As mentioned last week, I will be participating in an event in Fremont, California, on April 6, called “Appear for the Disappeared“, a five-kilometer walk to raise funds for Ensaaf, a non-profit organization that is documenting and seeking justice for the thousands of victims of state-sponsored disappearances during the 1980s and 1990s in Punjab, India. During that time, innocent men and women — particularly Sikhs — were the victims of torture and extra-judicial killings in Punjab by state agencies and police. To the lament of human rights organizations, the vast majority of perpetrators of these state crimes have enjoyed impunity and even promotion in the decades since, while the victims and their families have been neglected.
I will be walking in memory of Jarnail “Jaila” Singh, a 23-year-old man from Amritsar, Punjab, who was arrested in 1990 and then killed shortly thereafter in a fake encounter by police — a common practice at the time. By sponsoring my walk, you will support Ensaaf in their mission to “end impunity and achieve justice for mass state crimes in India, with a focus on Punjab, by documenting abuses, bringing perpetrators to justice, and organizing survivors.” You can donate in memory of Jaila Singh here.

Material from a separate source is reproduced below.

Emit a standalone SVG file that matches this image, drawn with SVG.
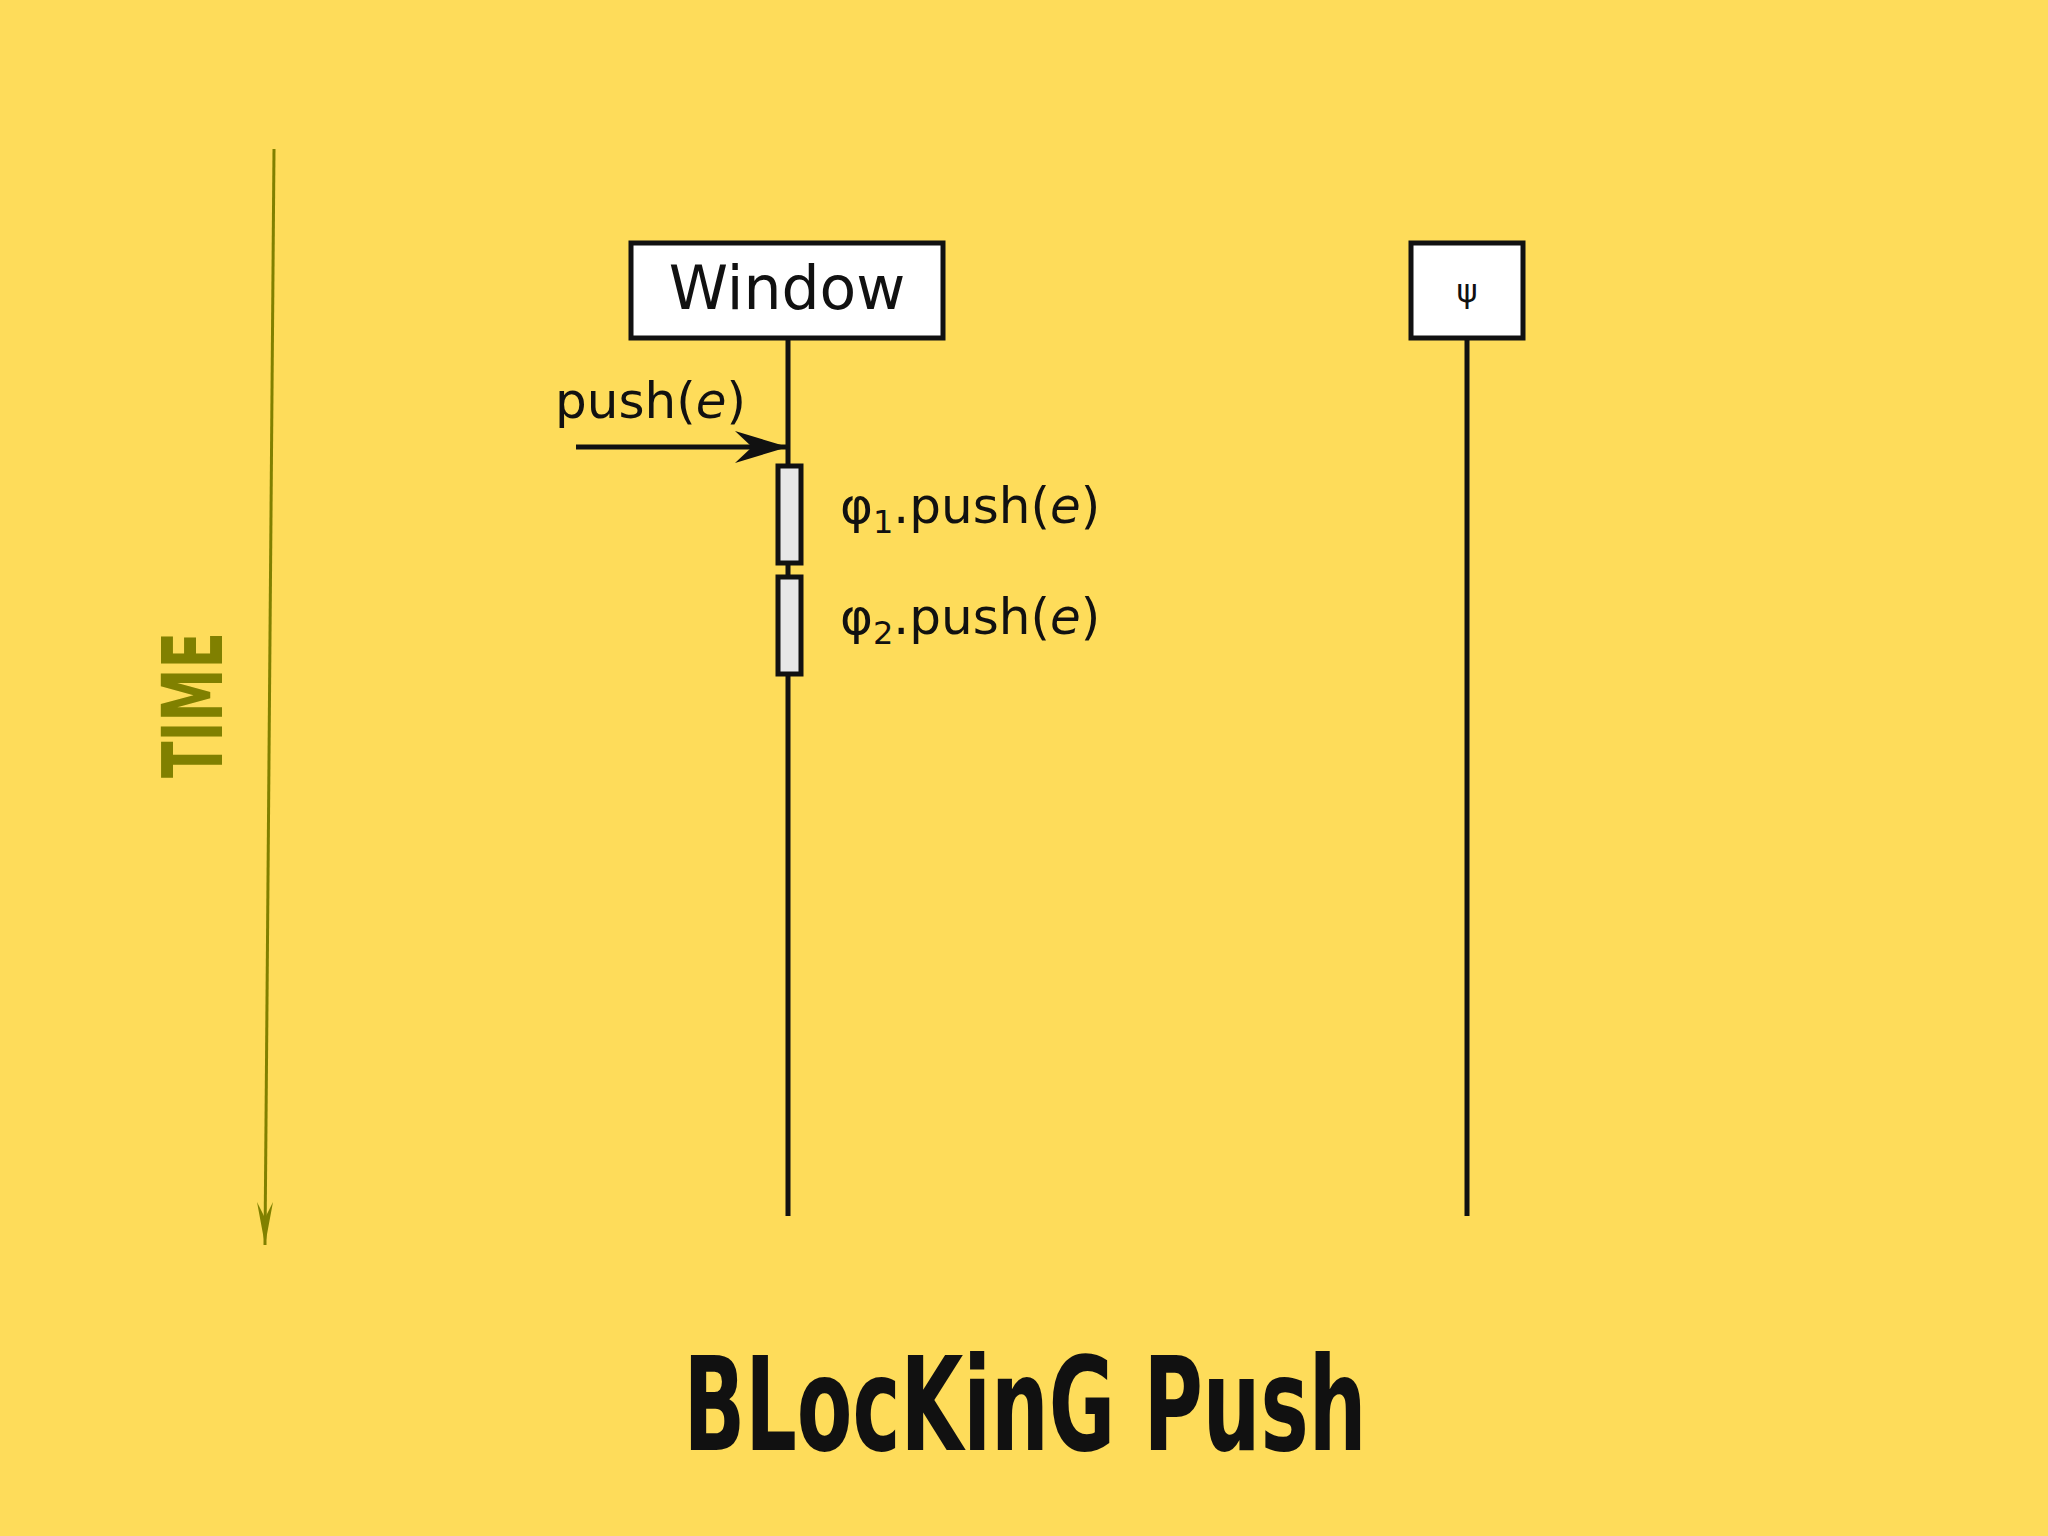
<svg xmlns="http://www.w3.org/2000/svg" width="2048" height="1536" viewBox="0 0 2048 1536">
<style>
.box{fill:#fff;stroke:#111;stroke-width:5}
.act{fill:#e8e8e8;stroke:#111;stroke-width:5}
.life{stroke:#111;stroke-width:5;fill:none}
.t{font-family:"DejaVu Sans",sans-serif;fill:#111}
</style>
<defs>
<marker id="ah" markerWidth="12" markerHeight="10" refX="12" refY="5" orient="auto" markerUnits="userSpaceOnUse" viewBox="0 0 12 10"><path d="M0,0 L12,5 L0,10 L3,5 Z" fill="#111"/></marker>
<marker id="ta" viewBox="0 0 12 30" refX="6" refY="30" markerWidth="12" markerHeight="30" orient="auto-start-reverse" markerUnits="userSpaceOnUse"><path d="M0,0 L6,30 L12,0 L6,12 Z" fill="#808000"/></marker>
</defs>
<rect width="2048" height="1536" fill="#FEDC5A"/>
<g id="time">
<line x1="274" y1="149" x2="265" y2="1245" stroke="#808000" stroke-width="3"/>
<path d="M257,1202 L265,1245 L273,1202 L265,1218 Z" fill="#808000"/>
<text transform="translate(222,705) rotate(-90)" text-anchor="middle" font-family="DejaVu Sans Condensed,sans-serif" font-weight="bold" font-size="84" fill="#808000" textLength="146" lengthAdjust="spacingAndGlyphs">TIME</text>
</g>
<g id="connectors">
<line class="life" x1="788" y1="338" x2="788" y2="1216"/>
<line class="life" x1="1467" y1="338" x2="1467" y2="1216"/>
<line x1="576" y1="447" x2="786" y2="447" stroke="#111" stroke-width="5"/>
<path d="M735,431 L788,447 L735,463 L752,447 Z" fill="#111"/>
</g>
<g id="window"><rect class="box" x="631" y="243" width="312" height="95"/><text class="t" x="787" y="309" font-size="60" text-anchor="middle">Window</text></g>
<g id="psi"><rect class="box" x="1411" y="243" width="112" height="95"/><text class="t" x="1467" y="302" font-size="32" text-anchor="middle">ψ</text></g>
<g id="push"><text class="t" x="555" y="418" font-size="50">push(<tspan font-style="italic">e</tspan>)</text></g>
<g id="act1"><rect class="act" x="778" y="466" width="23" height="97"/><text class="t" x="840" y="523" font-size="50">φ<tspan font-size="32" dy="10">1</tspan><tspan dy="-10">.push(</tspan><tspan font-style="italic">e</tspan>)</text></g>
<g id="act2"><rect class="act" x="778" y="577" width="23" height="97"/><text class="t" x="840" y="634" font-size="50">φ<tspan font-size="32" dy="10">2</tspan><tspan dy="-10">.push(</tspan><tspan font-style="italic">e</tspan>)</text></g>
<g id="title"><text x="1025" y="1450" text-anchor="middle" font-family="DejaVu Sans Condensed,sans-serif" font-weight="bold" font-size="130" fill="#111" textLength="683" lengthAdjust="spacingAndGlyphs">BLocKinG Push</text></g>
</svg>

I am honored that friend and colleague Harjit Kaur is supporting this fundraising effort by generously donating her painting entitled “Khoon Ke Athru” (“Tears of Blood”) — submitted as part of Ensaaf’s Decade of Disappearances Art Contest last year — to the first individual who donates $50 to my walk. (UPDATE: This painting has now been awarded. Please see the update below.)
“Khoon ke Athru” is a 9-by-12 inch watercolor painting on canvas representing the violence that took place in Punjab during the 1980s and 1990s. Harjit Kaur describes her painting as thus:
This canvas painting, entitled “Khoon ke Athru” (“Tears of Blood”), is an expression of the history of the events of 1984 in India, and the disappearances of Sikhs that followed in the aftermath. This piece takes inspiration from the many images of Sikh women holding photos of lost family members during the Decade of Disappearances.
Each element in my painting is symbolic, and the colors invoke those traditionally associated with the Khalsa. A woman – she may be a mother, wife, sister or daughter — holds two roses and cries tears of blood shaped to form “1984.” One of the roses she holds is still a bud, representing the disappeared and murdered youth. The other rose is in full bloom, representing the elders. The rose bud has two leaves together representing the two Sikhs – Satwant Singh and Beant Singh — who delivered justice after Operation Bluestar, and a third leaf further down represents Shaheed Jarnail Singh Bhindranwale. The fully bloomed rose has five leaves on it, representing the five rivers of Punjab that were divided during the lifetime of our elders. The woman cries over a burning and bloody Punjab that contains five Sikh men, representing those who have disappeared or have been lost, and also reminding us of the Guru’s Panj Pyaare, or Five Beloved Ones.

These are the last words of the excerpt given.